🤖 AI Summary
Rivian CEO RJ Scaringe publicly pushed back on Elon Musk’s vision-only approach to autonomous driving, saying LiDAR remains “definitely beneficial” and could be part of a multi-sensor stack. Speaking on The Verge’s Decoder podcast, Scaringe argued that LiDAR has become much cheaper (down from “tens of thousands” to “a couple hundred bucks”) and “can do things that cameras can’t,” and that modern perception models now ingest multimodal inputs up-front rather than processing sensors in siloed pipelines. He said Rivian’s priority is rapidly building a foundation model that benefits from the maximum amount of information, and he wouldn’t rule out including LiDAR alongside cameras and radar.

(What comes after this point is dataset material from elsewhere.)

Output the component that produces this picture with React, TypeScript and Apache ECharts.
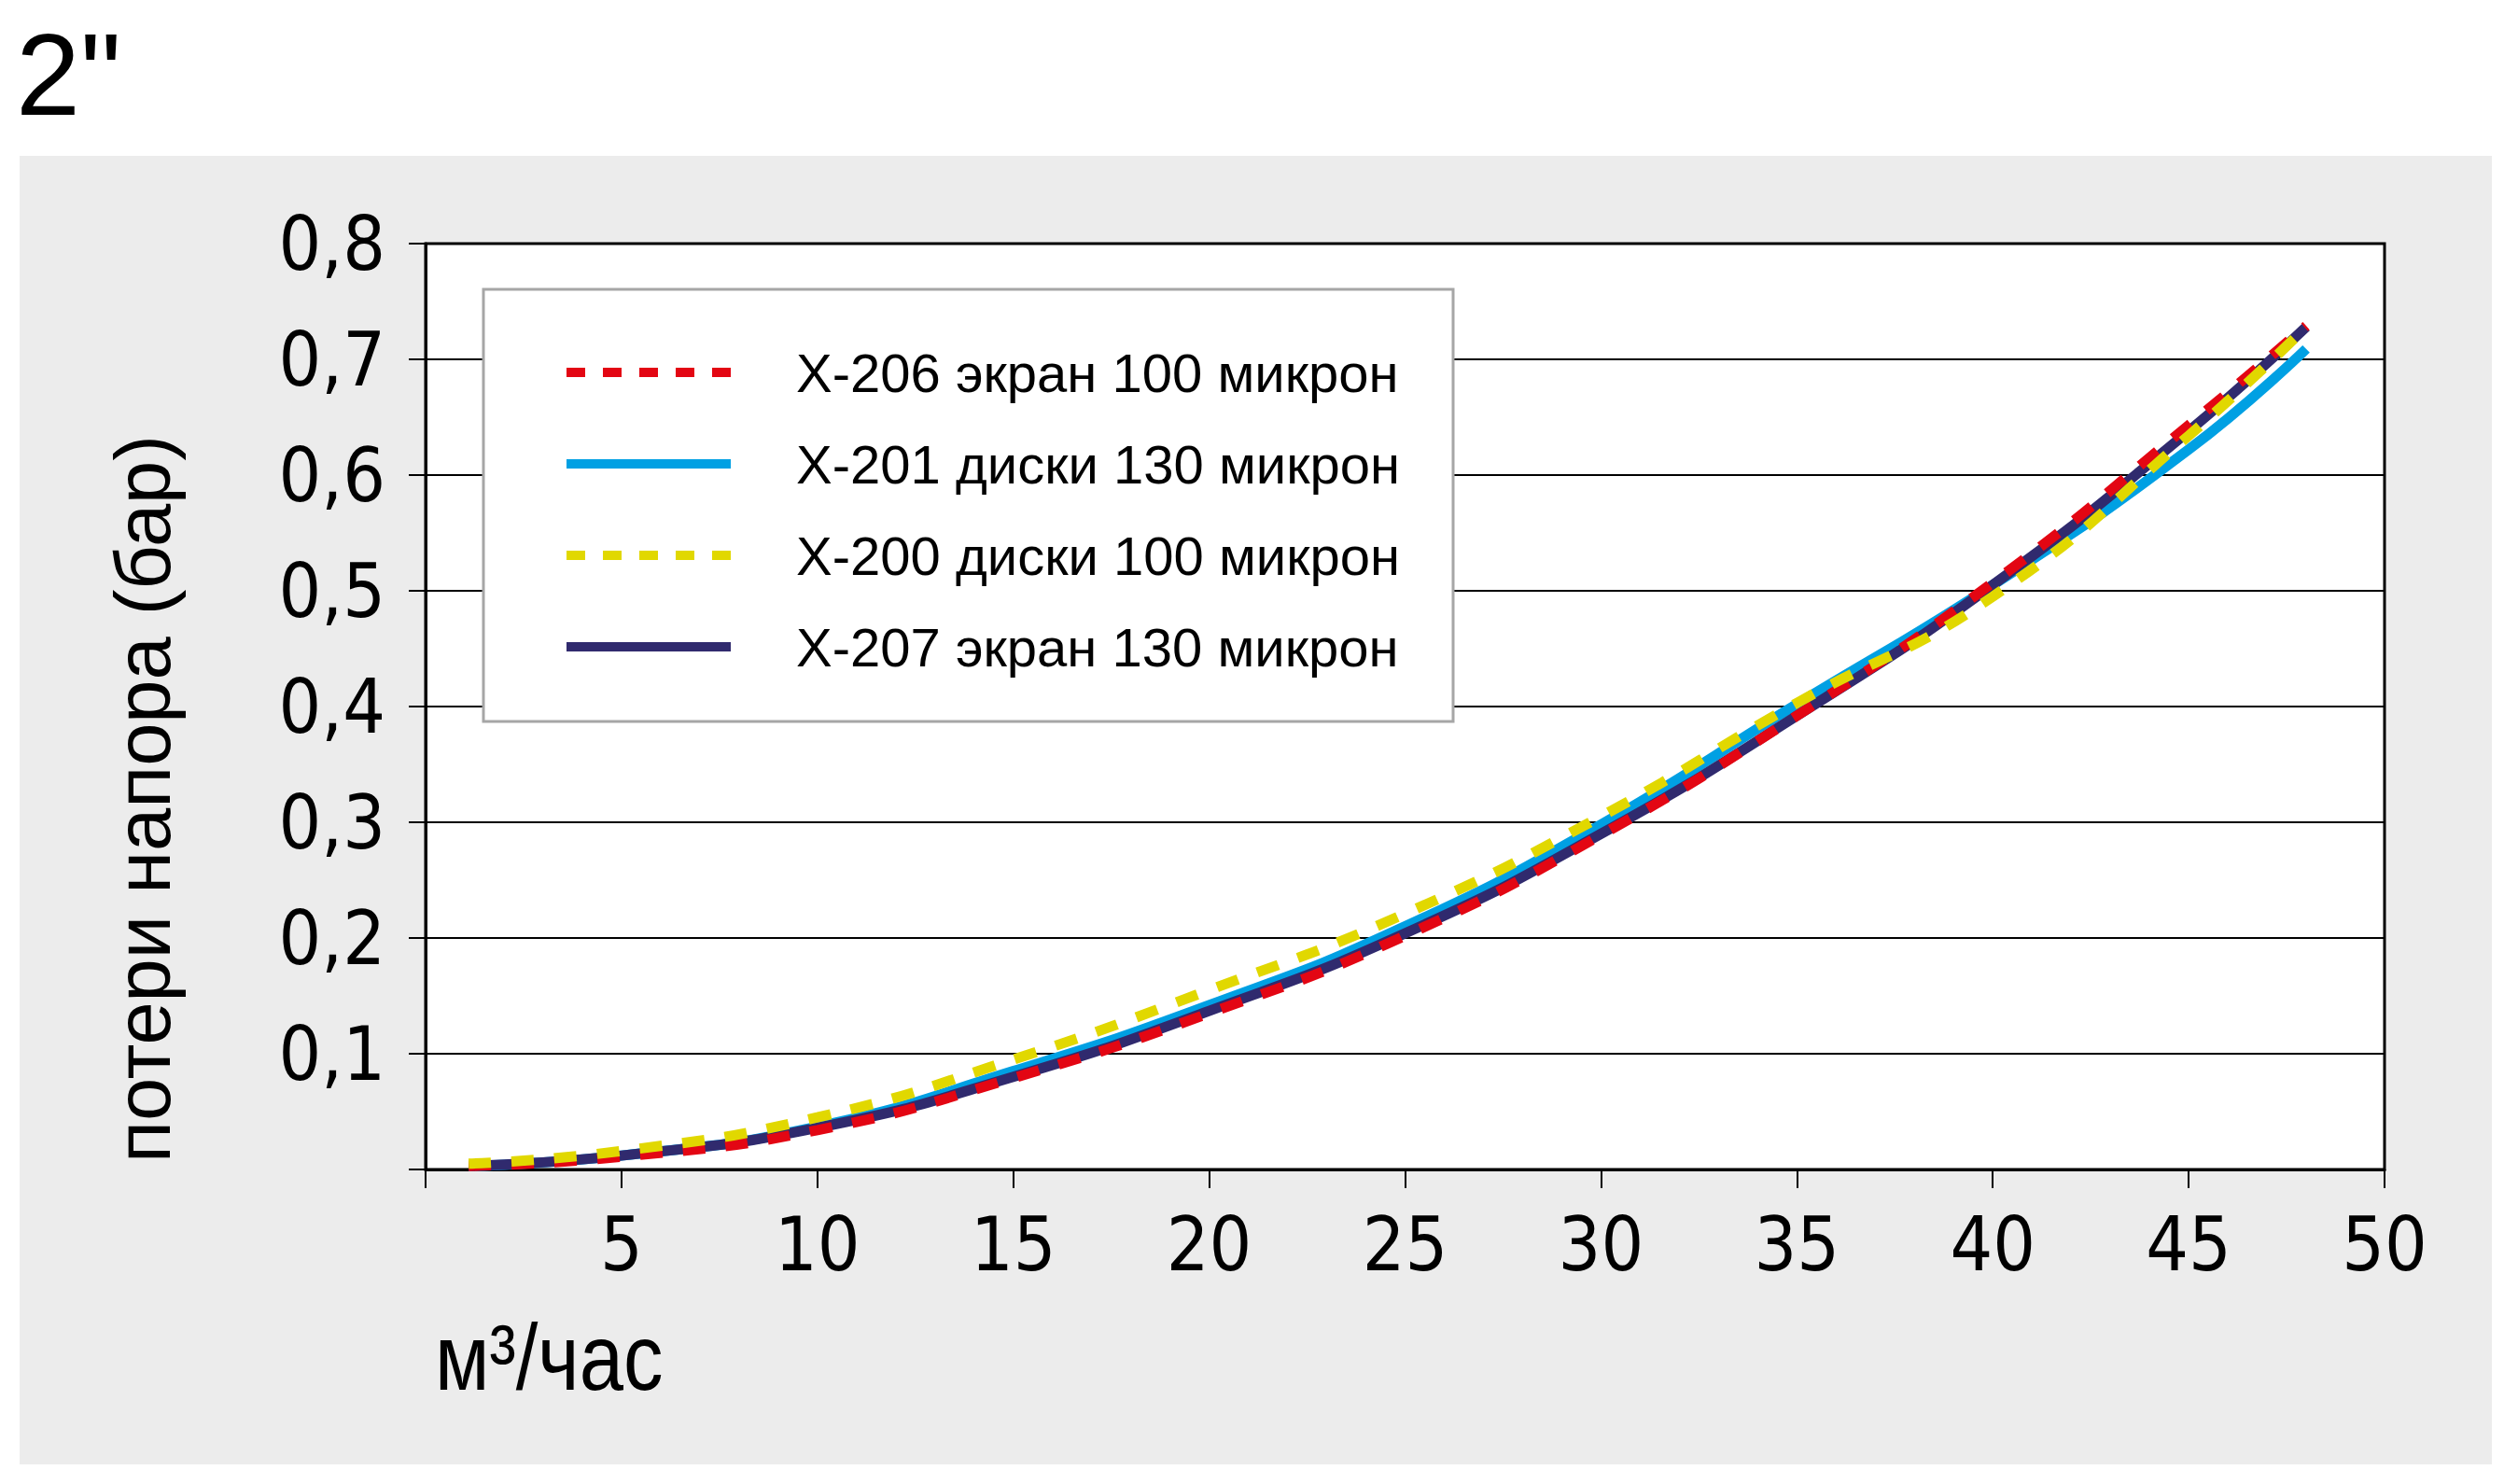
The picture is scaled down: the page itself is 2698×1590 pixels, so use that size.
import React, { useEffect, useRef } from 'react';
import * as echarts from 'echarts';

// Flow, m³/h (x) and head loss, bar (y)
const flowX = [1.1, 5, 10, 15, 20, 25, 30, 35, 40, 45, 48];
const x206 = [0.003, 0.011, 0.034, 0.079, 0.135, 0.202, 0.289, 0.392, 0.507, 0.643, 0.729];
const x201 = [0.003, 0.012, 0.037, 0.085, 0.142, 0.21, 0.298, 0.402, 0.505, 0.622, 0.709];
const x200 = [0.005, 0.016, 0.045, 0.095, 0.155, 0.221, 0.305, 0.403, 0.495, 0.634, 0.728];
const x207 = [0.003, 0.012, 0.036, 0.08, 0.137, 0.204, 0.29, 0.392, 0.505, 0.638, 0.728];

const seriesNames = [
  'X-206 экран 100 микрон',
  'X-201 диски 130 микрон',
  'X-200 диски 100 микрон',
  'X-207 экран 130 микрон',
];
const seriesColors = ['#e30613', '#00a0e3', '#e1d800', '#302a6e'];
const seriesValues = [x206, x201, x200, x207];
const seriesDashed = [true, false, true, false];
// drawing order bottom → top: blue, navy, red, yellow
const drawOrder = [1, 3, 0, 2];

const chartTitle = '2"';
const yTitle = 'потери напора (бар)';
const xTitle = 'м³/час';

const W = 2698;
const H = 1590;

export default function App() {
  const ref = useRef<HTMLDivElement>(null);
  useEffect(() => {
    if (!ref.current) return;
    const chart = echarts.init(ref.current, null, { renderer: 'svg' });
    const narrow = "'Liberation Sans Narrow', 'Arial Narrow', 'DejaVu Sans Condensed', sans-serif";
    const sans = "'Liberation Sans', Arial, Helvetica, sans-serif";

    const legendRows = [399, 497, 595, 693];
    const legendEls: any[] = [
      {
        type: 'rect',
        shape: { x: 518, y: 310, width: 1039, height: 463 },
        style: { fill: '#ffffff', stroke: '#a6a6a6', lineWidth: 3 },
        z: 100,
      },
    ];
    seriesNames.forEach((name, i) => {
      legendEls.push({
        type: 'line',
        shape: { x1: 607, y1: legendRows[i], x2: 783, y2: legendRows[i] },
        style: {
          stroke: seriesColors[i],
          lineWidth: 10,
          lineDash: seriesDashed[i] ? [20, 19] : null,
          lineCap: 'butt',
        },
        z: 101,
      });
      legendEls.push({
        type: 'text',
        x: 853,
        y: legendRows[i],
        style: {
          text: name,
          fill: '#000',
          fontSize: 58,
          fontFamily: sans,
          align: 'left',
          textAlign: 'left',
          verticalAlign: 'middle',
          textVerticalAlign: 'middle',
        },
        z: 101,
      });
    });

    const option: any = {
      animation: false,
      backgroundColor: '#ffffff',
      grid: {
        left: 456,
        right: W - 2555,
        top: 261,
        bottom: H - 1253,
        show: true,
        backgroundColor: '#ffffff',
        borderColor: '#000000',
        borderWidth: 3,
        containLabel: false,
      },
      xAxis: {
        type: 'value',
        min: 0,
        max: 50,
        interval: 5,
        axisLine: { show: true, lineStyle: { color: '#000', width: 3 } },
        axisTick: { show: true, length: 20, lineStyle: { color: '#000', width: 2 } },
        axisLabel: {
          margin: 40,
          fontSize: 80,
          fontFamily: narrow,
          color: '#000',
          formatter: (v: number) => (v === 0 ? '' : String(v)),
        },
        splitLine: { show: false },
      },
      yAxis: {
        type: 'value',
        min: 0,
        max: 0.8,
        interval: 0.1,
        axisLine: { show: true, lineStyle: { color: '#000', width: 3 } },
        axisTick: { show: true, length: 18, lineStyle: { color: '#000', width: 2 } },
        axisLabel: {
          margin: 43,
          fontSize: 80,
          fontFamily: narrow,
          color: '#000',
          formatter: (v: number) => (v === 0 ? '' : v.toFixed(1).replace('.', ',')),
        },
        splitLine: { show: true, lineStyle: { color: '#000', width: 2 } },
      },
      series: drawOrder.map((i, k) => ({
        type: 'line',
        name: seriesNames[i],
        data: flowX.map((x, j) => [x, seriesValues[i][j]]),
        smooth: true,
        symbol: 'none',
        showSymbol: false,
        z: 2 + k,
        lineStyle: {
          color: seriesColors[i],
          width: 11,
          type: seriesDashed[i] ? [24, 22] : 'solid',
          cap: 'butt',
        },
        itemStyle: { color: seriesColors[i] },
      })),
      graphic: {
        elements: [
          {
            type: 'rect',
            shape: { x: 21, y: 167, width: 2649, height: 1402 },
            style: { fill: '#ececec' },
            z: -100,
          },
          {
            type: 'text',
            x: 17,
            y: 80,
            style: {
              text: chartTitle,
              fill: '#000',
              fontSize: 124,
              fontFamily: sans,
              align: 'left',
              textAlign: 'left',
              verticalAlign: 'middle',
              textVerticalAlign: 'middle',
            },
            z: 50,
          },
          {
            type: 'text',
            x: 153,
            y: 856,
            rotation: Math.PI / 2,
            style: {
              text: yTitle,
              fill: '#000',
              fontSize: 83,
              fontFamily: sans,
              align: 'center',
              textAlign: 'center',
              verticalAlign: 'middle',
              textVerticalAlign: 'middle',
            },
            z: 50,
          },
          {
            type: 'text',
            x: 466,
            y: 1455,
            scaleX: 0.85,
            scaleY: 1,
            style: {
              text: xTitle,
              fill: '#000',
              fontSize: 100,
              fontFamily: sans,
              align: 'left',
              textAlign: 'left',
              verticalAlign: 'middle',
              textVerticalAlign: 'middle',
            },
            z: 50,
          },
          ...legendEls,
        ],
      },
    };
    chart.setOption(option);
    return () => {
      chart.dispose();
    };
  }, []);
  return <div ref={ref} style={{ position: 'absolute', left: 0, top: 0, width: W, height: H }} />;
}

The exchange highlights a core technical schism in autonomy strategy: Tesla’s camera-only, vision-first approach versus multi-sensor fusion championed by companies like Waymo, Rivian and Ford. Proponents argue LiDAR improves robustness in challenging conditions (e.g., bright sunlight, low contrast) and reduces ambiguity where cameras struggle, while critics like Musk warn of “sensor contention” and added complexity. The implications are practical and architectural — choices affect sensor cost, training data, model design (uni-modal vision models vs. multimodal foundation models), compute needs, and operational safety envelopes. The debate signals that sensor selection remains an active design trade-off with real consequences for deployment timelines and reliability.